Will this book really make you a better teacher?

Do you see anything in any of the clips shown in this video, promoting Doug Lemoy's book, Teach Like a Champion, that:
  1. Are Learner-Centered?
  2. Engage Kids in Real-World Problem Solving?
  3. Model Individualized Instruction?
  4. Assess Student Understanding?
  5. Integrate Technology in the Classroom?

...Neither did I.


Hall Jackson said...

The problem here is that it looks "right" to parents and educators who use or were taught using behaviourist based pedagogy. The "chaotic" "messy" constructivist (really just different) classrooms that seem anti-education and anti-control are easy targets.
Humans like to see and feel order and control, it is part of our pattern recognition system. When things are all the same (like students all doing the exact same thing) we feel like we have control. Unfortunately controlling a class is not leading a class and will bring about very different outcomes.

Mrs. Tenkely said...

I was disappointed with the premies of the video from the start...did you notice the perfectly straight rows of students, the teacher at the front and the seemingly choreographed way they move to work? What it looked like to me was a factory. Hall is right though, many will buy into this book because it is familiar and it is the way school looked when we were there.

Kathleen said...

I actually bought this book after reading a raving review of it on another blog. I watched the whole DVD that came with it and skim read the book. I have to say I was disappointed.
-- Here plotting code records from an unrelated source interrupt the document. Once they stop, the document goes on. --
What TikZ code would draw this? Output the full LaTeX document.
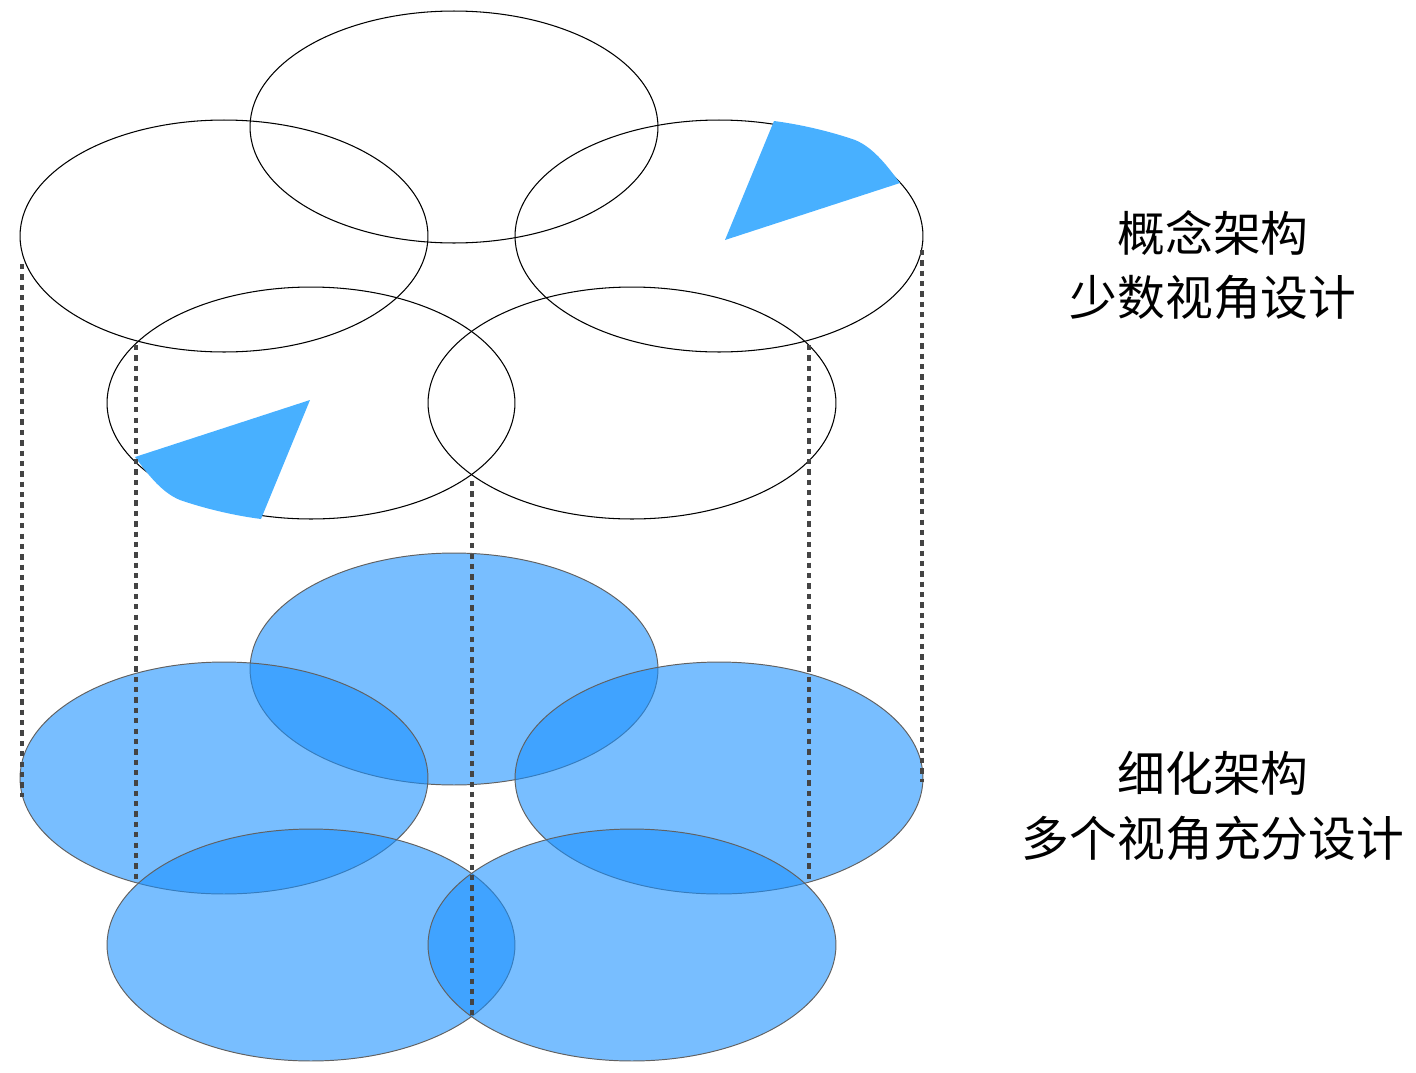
\documentclass[tikz,border=0pt]{standalone}
\usepackage{fontspec}
\newfontfamily\cjk{Noto Sans CJK SC}
\usetikzlibrary{shapes.geometric}
\definecolor{wedgeblue}{RGB}{72,176,255}
\definecolor{fillblue}{RGB}{24,144,255}
\definecolor{dashgray}{RGB}{68,68,68}
\tikzset{
  topell/.style={ellipse, draw=black, line width=0.6pt, minimum width=8.16cm, minimum height=4.64cm, inner sep=0pt, outer sep=0pt},
  botell/.style={ellipse, draw=black!62, line width=0.55pt, fill=fillblue, fill opacity=0.585, minimum width=8.16cm, minimum height=4.64cm, inner sep=0pt, outer sep=0pt},
  guide/.style={draw=dashgray, line width=1.9pt, dash pattern=on 3pt off 2.9pt},
  wedge/.style={fill=wedgeblue, draw=none},
  label/.style={font=\cjk\fontsize{27.2}{36.8}\selectfont, align=center, inner sep=0pt}
}
\begin{document}
\begin{tikzpicture}[x=0.02cm,y=-0.02cm]
\useasboundingbox (0,0) rectangle (1416,1072);
% top (concept) layer
\node[topell] (tc) at (454,127) {};
\node[topell] (tl) at (224,236) {};
\node[topell] (tr) at (719,236) {};
\node[topell] (tbl) at (311,403) {};
\node[topell] (tbr) at (632,403) {};
% wedges
\fill[wedge] (725,240) -- (774,121) .. controls (805,125) and (835,133) .. (855,140)
  .. controls (875,148) and (890,170) .. (900,183) -- cycle;
\fill[wedge] (310,400) -- (261,519) .. controls (230,515) and (200,507) .. (180,500)
  .. controls (160,492) and (145,470) .. (135,457) -- cycle;
% bottom (refined) layer
\node[botell] (bc) at (454,669) {};
\node[botell] (bl) at (224,778) {};
\node[botell] (br) at (719,778) {};
\node[botell] (bbl) at (311,945) {};
\node[botell] (bbr) at (632,945) {};
% guide line end points
\coordinate (g1a) at (22,264);  \coordinate (g1b) at (22,797);
\coordinate (g2a) at (136,345); \coordinate (g2b) at (136,879);
\coordinate (g3a) at (472,481); \coordinate (g3b) at (472,1015);
\coordinate (g4a) at (809,345); \coordinate (g4b) at (809,879);
\coordinate (g5a) at (922,250); \coordinate (g5b) at (922,782);
\draw[guide] (g1a) -- (g1b);
\draw[guide] (g2a) -- (g2b);
\draw[guide] (g3a) -- (g3b);
\draw[guide] (g4a) -- (g4b);
\draw[guide] (g5a) -- (g5b);
% labels
\node[label] (lab1) at (1213,265) {概念架构\\少数视角设计};
\node[label] (lab2) at (1213,806) {细化架构\\多个视角充分设计};
\end{tikzpicture}
\end{document}
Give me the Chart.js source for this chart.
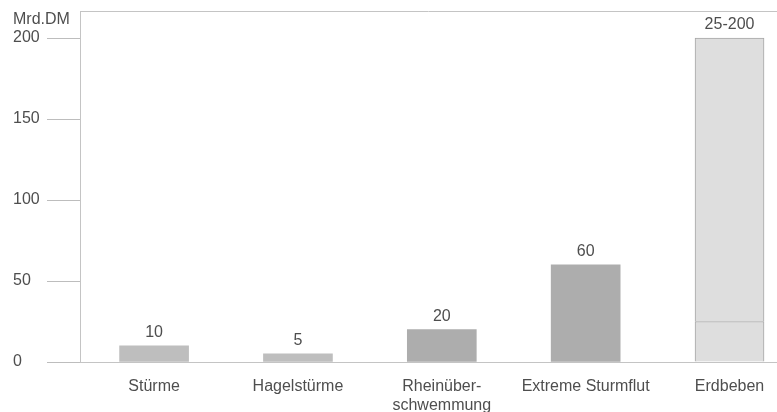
<!DOCTYPE html>
<html>
<head>
<meta charset="utf-8">
<script src="https://cdn.jsdelivr.net/npm/chart.js@4/dist/chart.umd.min.js"></script>
<style>
  html, body { margin: 0; padding: 0; background: #fff; }
  canvas { display: block; }
</style>
</head>
<body>
<canvas id="c" width="777" height="412"></canvas>
<script>
// Schadenspotenzial nach Ereignisart (Mrd. DM)
const categories = ['Stürme', 'Hagelstürme', ['Rheinüber-', 'schwemmung'], 'Extreme Sturmflut', 'Erdbeben'];
const damage = [10, 5, 20, 60, 25];        // Erdbeben: untere Grenze
const quakeRange = [25, 200];              // Erdbeben: Spanne
const yTicks = [0, 50, 100, 150, 200];
const unitLabel = 'Mrd.DM';

const quakeIndex = categories.length - 1;
const barColors = ['#bebebe', '#bebebe', '#adadad', '#adadad', '#dedede'];
const textColor = '#4e4e4e';
const lineColor = '#c4c4c4';
const FONT = '"Liberation Sans", Arial, sans-serif';

// value labels above bars, plus the frame line and unit caption
const annotate = {
  id: 'annotate',
  afterDatasetsDraw(chart) {
    const ctx = chart.ctx;
    const area = chart.chartArea;
    ctx.save();
    ctx.font = '16px ' + FONT;
    ctx.fillStyle = textColor;
    ctx.textAlign = 'center';
    ctx.textBaseline = 'middle';
    chart.getDatasetMeta(0).data.forEach((bar, i) => {
      if (i === quakeIndex) return;
      ctx.fillText(String(damage[i]), bar.x, bar.y - 13);
    });
    const range = chart.getDatasetMeta(1).data[0];
    ctx.fillText(quakeRange.join('-'), range.x, range.y - 13);

    // top frame line
    ctx.strokeStyle = lineColor;
    ctx.lineWidth = 1;
    ctx.beginPath();
    ctx.moveTo(area.left, area.top + 0.5);
    ctx.lineTo(area.right, area.top + 0.5);
    ctx.stroke();

    // unit caption
    ctx.textAlign = 'left';
    ctx.textBaseline = 'alphabetic';
    ctx.fillText(unitLabel, chart.scales.y.left, area.top + 13);
    ctx.restore();
  }
};

new Chart(document.getElementById('c'), {
  type: 'bar',
  data: {
    datasets: [
      {
        data: damage.map((v, i) => ({ x: i, y: v })),
        backgroundColor: barColors,
        borderColor: '#a6a6a6',
        borderWidth: damage.map((v, i) => (i === quakeIndex ? 1 : 0)),
        barThickness: 69,
        grouped: false
      },
      {
        data: [{ x: quakeIndex, y: quakeRange }],
        backgroundColor: barColors[quakeIndex],
        borderColor: '#a6a6a6',
        borderWidth: 1,
        barThickness: 69,
        grouped: false
      }
    ]
  },
  options: {
    responsive: false,
    animation: false,
    devicePixelRatio: 1,
    layout: { padding: { left: 13, top: 11, right: 0, bottom: 0 } },
    plugins: { legend: { display: false }, tooltip: { enabled: false } },
    scales: {
      x: {
        type: 'linear',
        offset: false,
        min: -0.515,
        max: 4.33,
        afterBuildTicks(scale) {
          scale.ticks = categories.map((c, i) => ({ value: i }));
        },
        afterFit(scale) {
          scale.height = 50;
          scale.paddingLeft = 0;
          scale.paddingRight = 0;
        },
        grid: { display: false },
        border: { display: true, color: lineColor, width: 1 },
        ticks: {
          autoSkip: false,
          maxRotation: 0,
          padding: 7,
          color: textColor,
          font: { family: FONT, size: 16, lineHeight: 1.2 },
          callback: (v) => categories[v]
        }
      },
      y: {
        min: 0,
        max: 216.7,
        afterBuildTicks(scale) {
          scale.ticks = yTicks.map(v => ({ value: v }));
        },
        afterFit(scale) {
          scale.width = 67;
          scale.paddingTop = 0;
          scale.paddingBottom = 0;
        },
        grid: {
          display: true,
          drawOnChartArea: false,
          drawTicks: true,
          tickLength: 33,
          color: '#bdbdbd'
        },
        border: { display: true, color: lineColor, width: 1 },
        ticks: {
          crossAlign: 'far',
          padding: 7,
          color: textColor,
          font: { family: FONT, size: 16 }
        }
      }
    }
  },
  plugins: [annotate]
});
</script>
</body>
</html>
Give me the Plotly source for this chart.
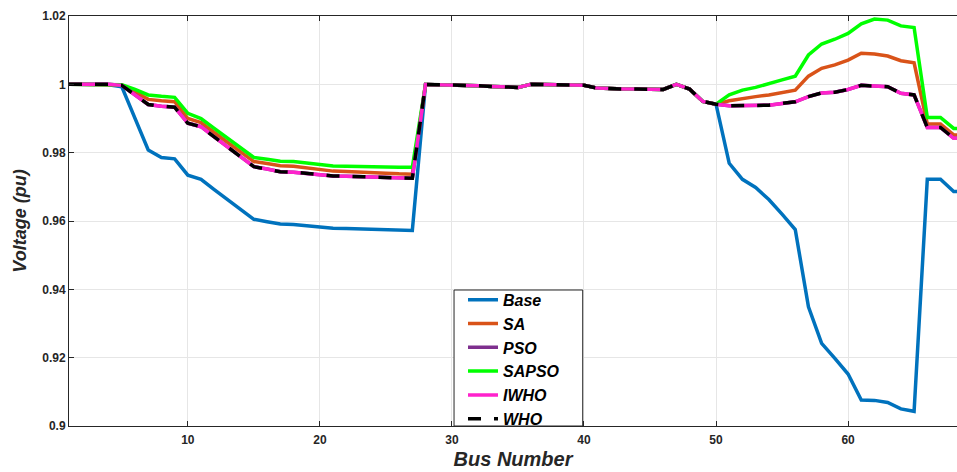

I agree with Kelly. The rows of students with the teacher up the front was off putting. Certainly not student centered and very factory like. The constant drilling of facts was also very off putting. No communicating, collaborating and creating there.

On a positive note, I have adopted one strategy out of the book. Cold call - calling on all students, not just those with their hands up. It works well although of course isn't anything new. I could have thought to do it myself.

It was disappointing that out of so many "strategies" in the book I only found one I want to adopt!

Kathleen said...

You've actually inspired me to write my own post about this book.